Imagem: Rankin / Instagram

O prazer e a sexualidade não têm prazo de validade e não terminam com o envelhecimento. Mas a vida sexual para mulheres negras com mais de 60 anos, ainda é assunto rodeado de mitos e tabus. O dia internacional das pessoas idosas é marcado como o dia 1º de outubro, uma data criada em 14 de dezembro de 1990, na Assembleia Geral das Nações Unidas.

Para Heliana Hemetério, a sociedade trata o tema envelhecimento como sinônimo de falar de solidão. Aos 70 anos, ela é mãe, avó, e está há 15 anos no seu terceiro casamento, o segundo com uma mulher. A historiadora também é conselheira nacional de saúde e representante da Rede Nacional de Lésbicas e Bissexuais Negras Feministas (Candaces).

“Não há debate sobre a velhice, nem por parte dos idosos, nem na comunidade LBT”, avalia. 

Heliana Hemetério, 70 anos, é historiadora, conselheira nacional de saúde e representante da Rede Nacional de Lésbicas e Bissexuais Negras Feministas (Candaces) – Imagem: Arquivo Pessoal

A carioca relata que aproveita a terceira idade para curtir os filhos, netos e a companheira. Para ela, o envelhecimento é apenas mais um período de vida. Assim, o sexo continua como uma realidade presente. “Você permanece com a libido, tem tesão. Claro que não é como quando se tem 35 ou 45 anos, mas permanece. É como andar de bicicleta.” 

“As mulheres nessa idade é que estão aproveitando”

Em compensação, Heliana observa uma melhora na qualidade da vida sexual, devido ao maior conhecimento e domínio sobre o próprio corpo e os próprios gostos. “Você tem um corpo que você conhece. E é importante entender que esse corpo não será o mesmo, lidar com o fato de que ele será diferente das pressões estéticas vendidas pela sociedade”, pondera.

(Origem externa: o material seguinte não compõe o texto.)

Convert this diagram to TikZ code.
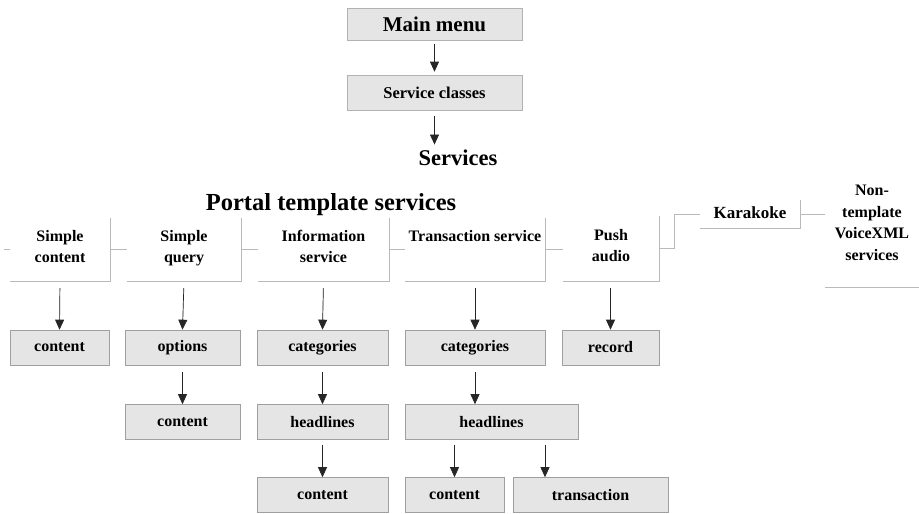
\documentclass[tikz,border=0pt]{standalone}
\usepackage{fontspec}
\setmainfont{Liberation Serif}
\usetikzlibrary{arrows.meta}

\begin{document}
\begin{tikzpicture}[
    x=1pt, y=-1pt,
    menubox/.style={draw=gray!60, fill=gray!20, line width=0.6pt, inner sep=0pt, minimum width=175pt},
    leafbox/.style={draw=gray!75, fill=gray!20, line width=0.6pt, inner sep=0pt, minimum height=35pt, font=\fontsize{16}{20}\selectfont\bfseries},
    tabnode/.style={inner sep=0pt, minimum height=63pt, align=center, font=\fontsize{16}{21.5}\selectfont\bfseries,
        execute at begin node=\strut, execute at end node=\strut},
    tabline/.style={draw=gray!55, line width=0.6pt},
    arrow/.style={-{Triangle[width=9pt,length=10pt]}, line width=0.7pt, draw=black!85, fill=black!85, shorten <=7pt}
]
\useasboundingbox (0,0) rectangle (919,514);

% Top of the menu
\node[menubox, minimum height=32pt, font=\fontsize{21}{24}\selectfont\bfseries] (mm) at (434.5,24) {Main menu};
\node[menubox, minimum height=35pt, font=\fontsize{16.5}{20}\selectfont\bfseries] (scl) at (434.5,92.5) {Service classes};
\node[font=\fontsize{22.5}{26}\selectfont\bfseries] (srv) at (458,158) {Services};
\node[font=\fontsize{24.5}{28}\selectfont\bfseries] (pts) at (331,205) {Portal template services};

\draw[arrow, shorten <=4pt, shorten >=3pt] (mm.south) -- (scl.north);
\draw[arrow, shorten <=6pt, shorten >=2pt] (scl.south) -- (scl.south |- srv.north);

% Service tabs
\node[tabnode, minimum width=100pt] (sc) at (60,249.5) {Simple\\content};
\node[tabnode, minimum width=114pt] (sq) at (184,249.5) {Simple\\query};
\node[tabnode, minimum width=131pt] (is) at (323.5,249.5) {Information\\service};
\node[tabnode, minimum width=140pt] (ts) at (475,249.5) {Transaction service\\};
\node[tabnode, minimum width=96pt, minimum height=65pt] (pa) at (611,248.5) {Push\\audio};
\node[tabnode, minimum width=100pt, minimum height=28pt, font=\fontsize{17}{20}\selectfont\bfseries] (kar) at (750,214) {Karakoke};
\node[tabnode, minimum width=94pt, minimum height=122pt] (nt) at (872,226) {Non-\\template\\VoiceXML\\services};

\foreach \t in {sc,sq,is,ts,pa,kar}
    \draw[tabline] (\t.north east) -- (\t.south east) -- (\t.south west);
\draw[tabline] (nt.south west) -- (nt.south east);

\draw[tabline] (sc.west) -- ++(-6,0);
\draw[tabline] (sc.east) -- (sq.west);
\draw[tabline] (sq.east) -- (is.west);
\draw[tabline] (is.east) -- (ts.west);
\draw[tabline] (ts.east) -- (ts.east -| pa.west);
\draw[tabline] (pa.east) -- ++(15,0) |- (kar.west);
\draw[tabline] (kar.east) -- (kar.east -| nt.west);

% First level
\node[leafbox, minimum width=99pt] (cA) at (59.5,347.5) {content};
\node[leafbox, minimum width=115pt] (opt) at (182.5,347.5) {options};
\node[leafbox, minimum width=131pt] (catA) at (322.5,347.5) {categories};
\node[leafbox, minimum width=140pt] (catB) at (475,347.5) {categories};
\node[leafbox, minimum width=97pt] (rec) at (610.5,347.5) {record};

% Second level
\node[leafbox, minimum width=115pt] (cB) at (182.5,422) {content};
\node[leafbox, minimum width=131pt] (hlA) at (322.5,422) {headlines};
\node[leafbox, minimum width=173pt] (hlB) at (491.5,422) {headlines};

% Third level
\node[leafbox, minimum width=131pt] (cC) at (322.5,495) {content};
\node[leafbox, minimum width=99pt] (cD) at (454.5,495) {content};
\node[leafbox, minimum width=155pt] (trn) at (590.5,495) {transaction};

\draw[arrow] (sc.south) -- (cA.north);
\draw[arrow] (sq.south) -- (opt.north);
\draw[arrow] (is.south) -- (catA.north);
\draw[arrow] (ts.south -| catB.north) -- (catB.north);
\draw[arrow] (pa.south -| rec.north) -- (rec.north);

\draw[arrow] (opt.south) -- (cB.north);
\draw[arrow] (catA.south) -- (hlA.north);
\draw[arrow] (catB.south) -- (catB.south |- hlB.north);

\draw[arrow, shorten <=5pt] (hlA.south) -- (cC.north);
\draw[arrow, shorten <=5pt] (hlB.south -| cD.north) -- (cD.north);
\draw[arrow, shorten <=5pt] ([xshift=53.5pt]hlB.south) -- ([xshift=53.5pt]hlB.south |- trn.north);

\end{tikzpicture}
\end{document}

Mirian Janice Santos, de 63 anos, afirma que não vive a terceira idade, mas a melhor idade. “Existe o estereótipo [de que as 60+ não namoram], mas eu acho que é o contrário. As mulheres nessa idade é que estão aproveitando. Depois que os filhos crescem, elas procuram se relacionar.”

Para ela, os estereótipos existem porque sexo nessa fase da vida é um tema pouco debatido, no máximo “umas lives”. O que faz as mulheres temerem julgamentos. “Acham que não podem ter aquele calor, a vontade de se relacionar.”

Mirian Janice Santos, 63 anos – Imagem: Arquivo Pessoal

Jovanna Baby é fundadora do FONATRANS – Fórum Nacional de Travestis e Transexuais Negras e Negros, e também percebe uma inibição à essa temática, e pouca abertura nas mulheres negras mais velhas para falar sobre suas vidas sexuais. 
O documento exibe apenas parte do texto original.